Friday 04 July 2014

“Great idea – terrible book.”

A colleague has just reviewed Dracula for me in four words. I haven’t asked for this.

I haven’t asked for anything he’s said in the last five minutes. He’s like that. He wears what appears to be the same outfit every day and he starts most sentences with the word clearly. If you don’t understand almost entirely who this man is and, more importantly, what he’s about from this information then I’m afraid you’re no better than he is. 

Pontificate. If you did need more information for your mental image then there, there you go. That word.

But I only went in there to ask about something that was not-Dracula (I mean the thing wasn’t Dracula that I wanted to talk about, I didn’t have a modus operandi that was to talk about anything other than the gothic classic).

Coincidentally enough, though it’s not actual coincidence – but close enough for the purpose of this sentence, this is the second time someone has questioned the quality of Bram Stoker’s book to me in a week. The other was a close friend and he got short shrift. 

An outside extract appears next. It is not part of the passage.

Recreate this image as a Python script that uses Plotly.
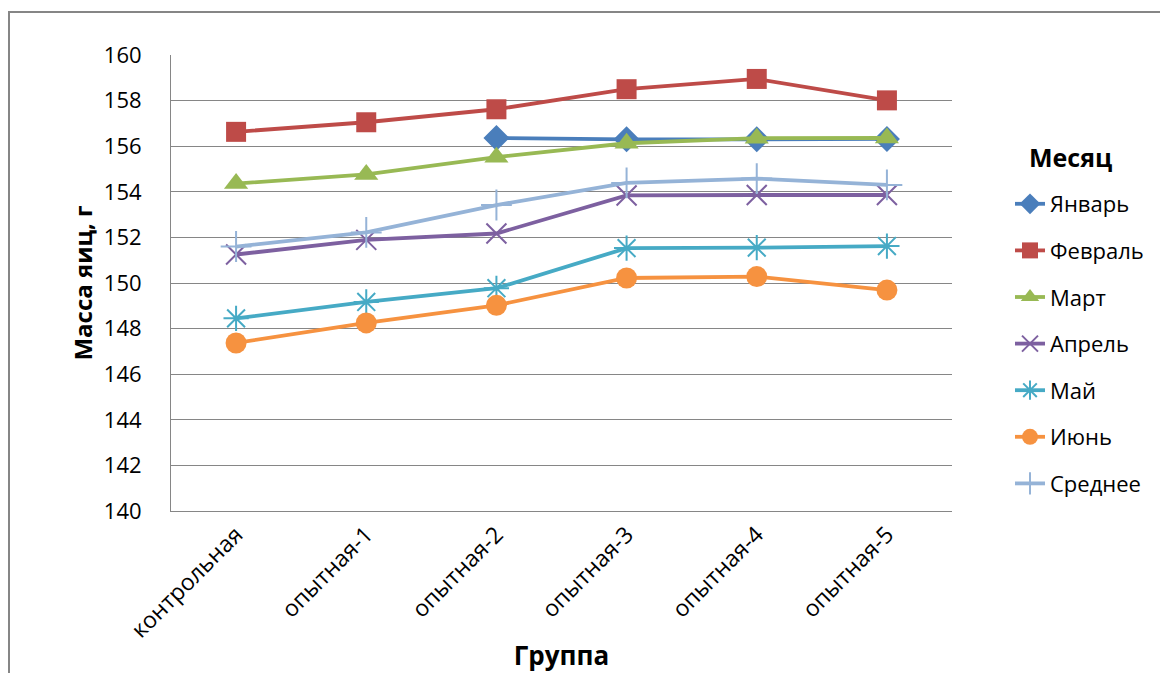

I couldn’t be bothered arguing with someone I don’t want to talk with, though. So I just edge towards the though and don’t agree with someone. Agreement is not really something that encourages him. He takes ANYTHING anyone says as some kind of reinforcement of his own opinion. 

He’s a middle manager in a white collar job. And it’s….it’s fucking Dracula. It’s one of the greatest works of fiction ever created. And he is someone who gave out my direct line to hundreds of people because he is unable to differentiate between the right phone number to give out and the wrong phone number to give out. 

I think Bram wins that one.

Note: Dracula is one of my favourite books. Defensive much?